On January 31, the BoJ decided to keep interest rates – and all its other monetary policy mechanisms – unchanged, but also released its highly anticipated economic outlook statement that cast the Japanese economy’s future in a slightly better light.
At the time, the central bank lifted its expectation for real GDP growth in the 2017 fiscal year to 1.5 per cent, compared to a forecast of 1.3 per cent provided in October.
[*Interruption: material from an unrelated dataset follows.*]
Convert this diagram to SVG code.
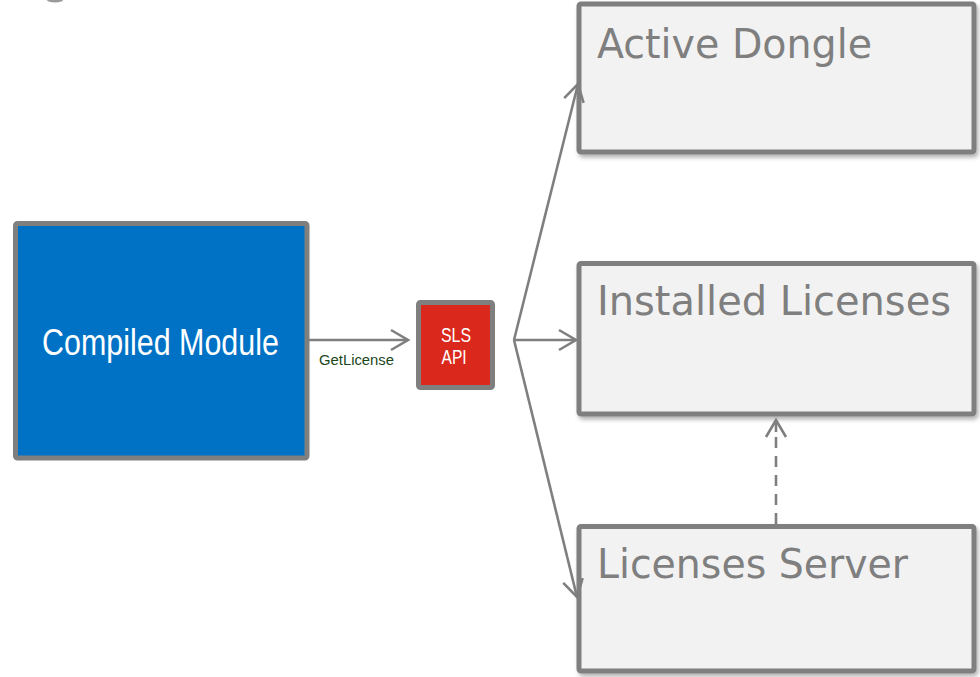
<svg xmlns="http://www.w3.org/2000/svg" width="980" height="677" viewBox="0 0 980 677">
  <style>
    .box { fill: #F2F2F2; stroke: #7F7F7F; stroke-width: 5; }
    .big { font-family: "DejaVu Sans", Tahoma, sans-serif; font-size: 41px; fill: #7F7F7F; }
    .conn { stroke: #7F7F7F; stroke-width: 2.6; fill: none; }
    .white { font-family: "Liberation Sans", Arial, sans-serif; fill: #FFFFFF; }
  </style>
  <defs>
    <filter id="shadow" x="-10%" y="-10%" width="120%" height="130%">
      <feDropShadow dx="2" dy="3" stdDeviation="2" flood-color="#000" flood-opacity="0.3"/>
    </filter>
    <marker id="arrow" viewBox="-19 -12 22 24" refX="0" refY="0" markerWidth="22" markerHeight="24" markerUnits="userSpaceOnUse" orient="auto">
      <path d="M-17,-10 L0,0 L-17,10" fill="none" stroke="#7F7F7F" stroke-width="2.6" stroke-linejoin="miter"/>
    </marker>
  </defs>
  <rect width="980" height="677" fill="#FFFFFF"/>
  <ellipse cx="55" cy="0" rx="8" ry="2.6" fill="#9A9A9A"/>

  <g id="compiled-module">
    <rect x="15.5" y="223.5" width="291.5" height="234.5" rx="2" fill="#0072C6" stroke="#7F7F7F" stroke-width="5"/>
    <text class="white" transform="translate(42,355) scale(0.823,1)" font-size="37">Compiled Module</text>
  </g>

  <g id="sls-api">
    <rect x="418.5" y="302.5" width="74" height="85" rx="2" fill="#DA291C" stroke="#7F7F7F" stroke-width="5"/>
    <text class="white" transform="translate(441,342.3) scale(0.815,1)" font-size="19.5">SLS</text>
    <text class="white" transform="translate(441.5,364) scale(0.8,1)" font-size="19.5">API</text>
  </g>

  <g id="active-dongle">
    <rect class="box" x="579" y="4" width="395" height="148" rx="2" filter="url(#shadow)"/>
    <text class="big" x="597" y="58" textLength="275" lengthAdjust="spacingAndGlyphs">Active Dongle</text>
  </g>

  <g id="installed-licenses">
    <rect class="box" x="579" y="263.5" width="395" height="150.5" rx="2" filter="url(#shadow)"/>
    <text class="big" x="597" y="315" textLength="354" lengthAdjust="spacingAndGlyphs">Installed Licenses</text>
  </g>

  <g id="licenses-server">
    <rect class="box" x="579" y="526.5" width="395" height="144.5" rx="2" filter="url(#shadow)"/>
    <text class="big" x="597" y="577.5" textLength="311" lengthAdjust="spacingAndGlyphs">Licenses Server</text>
  </g>

  <g id="connectors">
    <line class="conn" x1="309" y1="340" x2="408" y2="340" marker-end="url(#arrow)"/>
    <text x="319" y="365" font-family="Liberation Sans, Arial, sans-serif" font-size="14" fill="#1A471A" textLength="75" lengthAdjust="spacingAndGlyphs">GetLicense</text>
    <line class="conn" x1="514" y1="340" x2="578" y2="84" marker-end="url(#arrow)"/>
    <line class="conn" x1="514" y1="340" x2="576" y2="340" marker-end="url(#arrow)"/>
    <line class="conn" x1="514" y1="340" x2="577" y2="597" marker-end="url(#arrow)"/>
    <line class="conn" x1="776" y1="524" x2="776" y2="432" stroke-dasharray="11 8"/>
    <line class="conn" x1="776" y1="432" x2="776" y2="420" marker-end="url(#arrow)"/>
  </g>
</svg>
Board members retained their forecast for inflation (measured as CPI excluding fresh food) of 1.5 per cent in the 2017 fiscal year, which was unchanged from October, but now in a tighter range.
On inflation, the minutes revealed “a few members” of the BoJ board thought the rate of change in the consumer price index “would not reach around 2 percent during the projection period”. That was something of an improvement from the December meeting where “many members” recognised “there was still a long way to go” to achieve that target.
Weakness in the yen, brought about by a rally in the dollar after Donald Trump won the US presidential election, is also expected to give the Japanese economy a boost. However, the minutes also revealed an element of caution toward political developments in the US and further afield. The BoJ said:
Regarding risks to future developments in overseas economies, members shared the recognition that uncertainties were high, including those over the economic policy of the new U.S. administration and its impacts on emerging economies, for example, as well as the outcome of national elections to be held in major European countries.
The yen was marginally weaker this morning at ¥111.70 per dollar and eyeing a possible seventh day of gains against the greenback, which could be its equal-longest winning streak so far this year. Earlier this morning, data showed strong export growth in February.